A former Ukrainian airbase employee, whose name was not disclosed to protect his relatives still living in Ukraine, said in an interview with the Komsomolskaya Pravda newspaper earlier this week that he saw a Ukrainian air force Su-25 combat jet taking off from an airbase in eastern Dnipropetrovsk carrying air-to-air missiles and returning without them on the day of Flight MH17 crash in southeastern Ukraine.
"Capt. Voloshin did not carry out flight missions [on July 17] as his plane was grounded for maintenance on July 16," the SBU said in a statement.
The SBU also said the Ukrainian air force did not carry out combat missions in support of ground operations on July 17 when Malaysia Airlines flight MH17, en route from Amsterdam to Kuala Lumpur, crashed in eastern Ukraine, killing all 298 people on board.
Earlier on Wednesday, Russian Investigative Committee spokesperson Vladimir Markin said investigators had interviewed a former Ukrainian airbase employee and that the facts that he had earlier revealed to Komsomolskaya Pravda had been confirmed to be true, as the witness's testimony was verified by a polygraph test.

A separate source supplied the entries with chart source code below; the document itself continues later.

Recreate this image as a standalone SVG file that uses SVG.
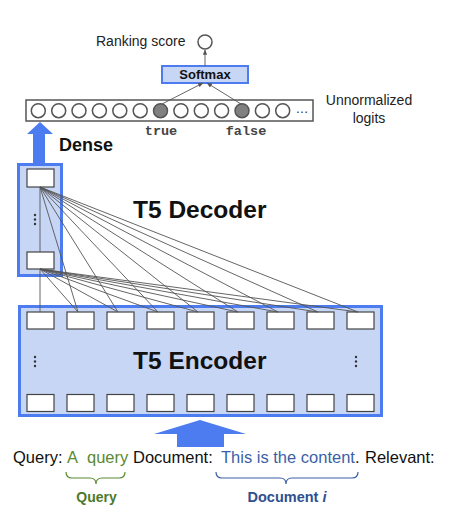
<svg xmlns="http://www.w3.org/2000/svg" width="452" height="524" viewBox="0 0 452 524">
<style>
.sans{font-family:"Liberation Sans",Arial,sans-serif}
.b{font-weight:bold}
.blk{fill:#4d7cf0;stroke:none}
.frame{fill:#c8d6f5;stroke:#4d7cf0;stroke-width:3}
.cell{fill:#fff;stroke:#444;stroke-width:1.2}
.logit{fill:#fff;stroke:#555;stroke-width:1.5}
.logit.on{fill:#808080}
.con{stroke:#555;stroke-width:0.9;fill:none}
.dot{fill:#333}
</style>
<defs>
<marker id="ah" viewBox="0 0 10 10" refX="9" refY="5" markerWidth="6" markerHeight="6" orient="auto-start-reverse">
<path d="M0,1 L10,5 L0,9 z" fill="#555"/>
</marker>
</defs>
<rect width="452" height="524" fill="#fff"/>

<g id="ranking">
<text x="96" y="46" class="sans" font-size="14" fill="#222">Ranking score</text>
<circle cx="205" cy="42" r="7" class="logit"/>
</g>

<g id="softmax">
<rect x="162" y="66" width="86" height="17" fill="#c8d6f5" stroke="#4d7cf0" stroke-width="2"/>
<text x="205" y="79" class="sans b" font-size="13" text-anchor="middle" fill="#111">Softmax</text>
</g>

<g id="logits">
<rect x="26" y="100" width="287" height="21" fill="#fff" stroke="#555" stroke-width="1.5"/>
<circle cx="38.3" cy="110.7" r="7" class="logit"/>
<circle cx="58.7" cy="110.7" r="7" class="logit"/>
<circle cx="79.0" cy="110.7" r="7" class="logit"/>
<circle cx="99.4" cy="110.7" r="7" class="logit"/>
<circle cx="119.8" cy="110.7" r="7" class="logit"/>
<circle cx="140.2" cy="110.7" r="7" class="logit"/>
<circle cx="160.5" cy="110.7" r="7" class="logit on"/>
<circle cx="180.9" cy="110.7" r="7" class="logit"/>
<circle cx="201.3" cy="110.7" r="7" class="logit"/>
<circle cx="221.6" cy="110.7" r="7" class="logit"/>
<circle cx="242.0" cy="110.7" r="7" class="logit on"/>
<circle cx="262.4" cy="110.7" r="7" class="logit"/>
<circle cx="282.7" cy="110.7" r="7" class="logit"/>
<text x="302" y="113" class="sans" font-size="13" text-anchor="middle" fill="#333">…</text>
<text x="161" y="135" font-family="'Liberation Mono',monospace" font-size="13.5" font-weight="bold" text-anchor="middle" fill="#444">true</text>
<text x="246" y="135" font-family="'Liberation Mono',monospace" font-size="13.5" font-weight="bold" text-anchor="middle" fill="#444">false</text>
<text x="369" y="105" class="sans" font-size="14" text-anchor="middle" fill="#222">Unnormalized</text>
<text x="369" y="123" class="sans" font-size="14" text-anchor="middle" fill="#222">logits</text>
</g>

<g id="dense">
<polygon class="blk" points="40,122 53,134 45,134 45,164 33,164 33,134 27,134"/>
<text x="59" y="151" class="sans b" font-size="18" fill="#111">Dense</text>
</g>

<g id="decoder">
<rect x="18.5" y="164.5" width="43" height="111" class="frame"/>
<rect x="27" y="169" width="27" height="18" class="cell"/>
<rect x="27" y="252" width="27" height="17" class="cell"/>
<circle cx="35" cy="215" r="1.2" class="dot"/>
<circle cx="35" cy="219.5" r="1.2" class="dot"/>
<circle cx="35" cy="224" r="1.2" class="dot"/>
<text x="133" y="218" class="sans b" font-size="24.5" fill="#111">T5 Decoder</text>
</g>

<g id="encoder">
<rect x="19.5" y="306.5" width="362" height="109" class="frame"/>
<g>
<rect x="27" y="312" width="27" height="17" class="cell"/>
<rect x="67" y="312" width="27" height="17" class="cell"/>
<rect x="107" y="312" width="27" height="17" class="cell"/>
<rect x="147" y="312" width="27" height="17" class="cell"/>
<rect x="187" y="312" width="27" height="17" class="cell"/>
<rect x="227" y="312" width="27" height="17" class="cell"/>
<rect x="267" y="312" width="27" height="17" class="cell"/>
<rect x="307" y="312" width="27" height="17" class="cell"/>
<rect x="347" y="312" width="27" height="17" class="cell"/>
</g>
<g>
<rect x="27" y="394.5" width="27" height="17" class="cell"/>
<rect x="67" y="394.5" width="27" height="17" class="cell"/>
<rect x="107" y="394.5" width="27" height="17" class="cell"/>
<rect x="147" y="394.5" width="27" height="17" class="cell"/>
<rect x="187" y="394.5" width="27" height="17" class="cell"/>
<rect x="227" y="394.5" width="27" height="17" class="cell"/>
<rect x="267" y="394.5" width="27" height="17" class="cell"/>
<rect x="307" y="394.5" width="27" height="17" class="cell"/>
<rect x="347" y="394.5" width="27" height="17" class="cell"/>
</g>
<circle cx="35" cy="357" r="1.2" class="dot"/>
<circle cx="35" cy="361.5" r="1.2" class="dot"/>
<circle cx="35" cy="366" r="1.2" class="dot"/>
<circle cx="356" cy="357" r="1.2" class="dot"/>
<circle cx="356" cy="361.5" r="1.2" class="dot"/>
<circle cx="356" cy="366" r="1.2" class="dot"/>
<text x="133" y="369" class="sans b" font-size="24.5" fill="#111">T5 Encoder</text>
</g>

<g id="input-arrow">
<polygon class="blk" points="200,420 246,434 224,434 224,447 177,447 177,434 154,434"/>
</g>

<g id="connectors">
<line x1="205" y1="66" x2="205" y2="50" class="con" marker-end="url(#ah)"/>
<line x1="162" y1="104" x2="203" y2="83" class="con" marker-end="url(#ah)"/>
<line x1="241" y1="104" x2="207" y2="83" class="con" marker-end="url(#ah)"/>
<line x1="40" y1="187" x2="40" y2="252" class="con"/>
<line x1="40" y1="269" x2="40" y2="312" class="con"/>
<g>
<line x1="40" y1="187" x2="78" y2="312" class="con"/>
<line x1="40" y1="187" x2="118" y2="312" class="con"/>
<line x1="40" y1="187" x2="158" y2="312" class="con"/>
<line x1="40" y1="187" x2="198" y2="312" class="con"/>
<line x1="40" y1="187" x2="238" y2="312" class="con"/>
<line x1="40" y1="187" x2="278" y2="312" class="con"/>
<line x1="40" y1="187" x2="318" y2="312" class="con"/>
<line x1="40" y1="187" x2="358" y2="312" class="con"/>
</g>
<g>
<line x1="40" y1="269" x2="78" y2="312" class="con"/>
<line x1="40" y1="269" x2="118" y2="312" class="con"/>
<line x1="40" y1="269" x2="158" y2="312" class="con"/>
<line x1="40" y1="269" x2="198" y2="312" class="con"/>
<line x1="40" y1="269" x2="238" y2="312" class="con"/>
<line x1="40" y1="269" x2="278" y2="312" class="con"/>
<line x1="40" y1="269" x2="318" y2="312" class="con"/>
<line x1="40" y1="269" x2="358" y2="312" class="con"/>
</g>
</g>

<g id="input-text" class="sans" font-size="16.5">
<text x="13" y="463" fill="#111">Query:</text>
<text x="67" y="463" fill="#5a8a32">A</text>
<text x="87" y="463" fill="#5a8a32">query</text>
<text x="133" y="463" fill="#111">Document:</text>
<text x="221" y="463" fill="#3c5fa8">This is the content<tspan fill="#111">.</tspan></text>
<text x="365" y="463" fill="#111">Relevant:</text>
</g>

<g id="query-label">
<path d="M66,472 Q66,478 72,478 L90,478 Q96,478 96,484 Q96,478 102,478 L119,478 Q125,478 125,472" fill="none" stroke="#5a8a32" stroke-width="1.2"/>
<text x="96.5" y="502" class="sans b" font-size="14" text-anchor="middle" fill="#4d7a2a">Query</text>
</g>

<g id="document-label">
<path d="M216,472 Q216,478 222,478 L280,478 Q286,478 286,484 Q286,478 292,478 L352,478 Q358,478 358,472" fill="none" stroke="#3c5fa8" stroke-width="1.2"/>
<text x="287" y="502" class="sans b" font-size="14.5" text-anchor="middle" fill="#2f4f8f">Document <tspan font-style="italic">i</tspan></text>
</g>
</svg>
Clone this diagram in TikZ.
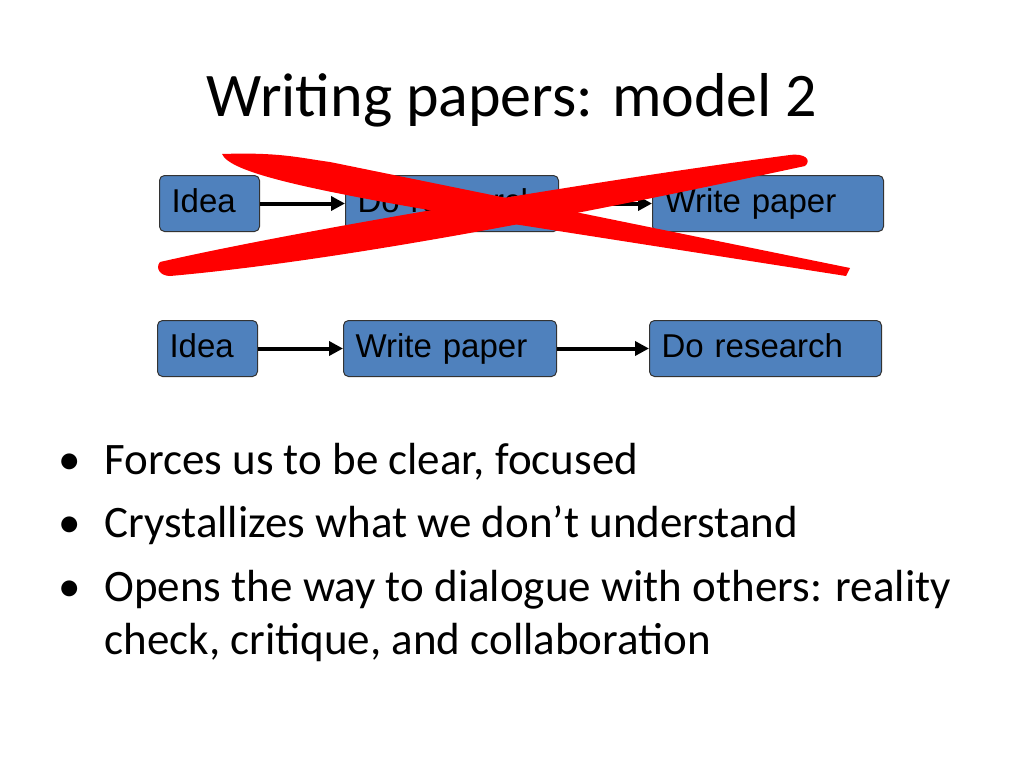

According to Markin, the committee will "continue gathering and analyzing all the information about the disaster."
The accident is being investigated by an international group headed by the Dutch Safety Board, with the final report expected to be released in 2015.
Kiev has accused independence supporters in Ukraine's southeast of shooting the plane down, but has provided no evidence confirming the claim. The independence supporters say they do not have weapons which could down a plane flying at such a high altitude.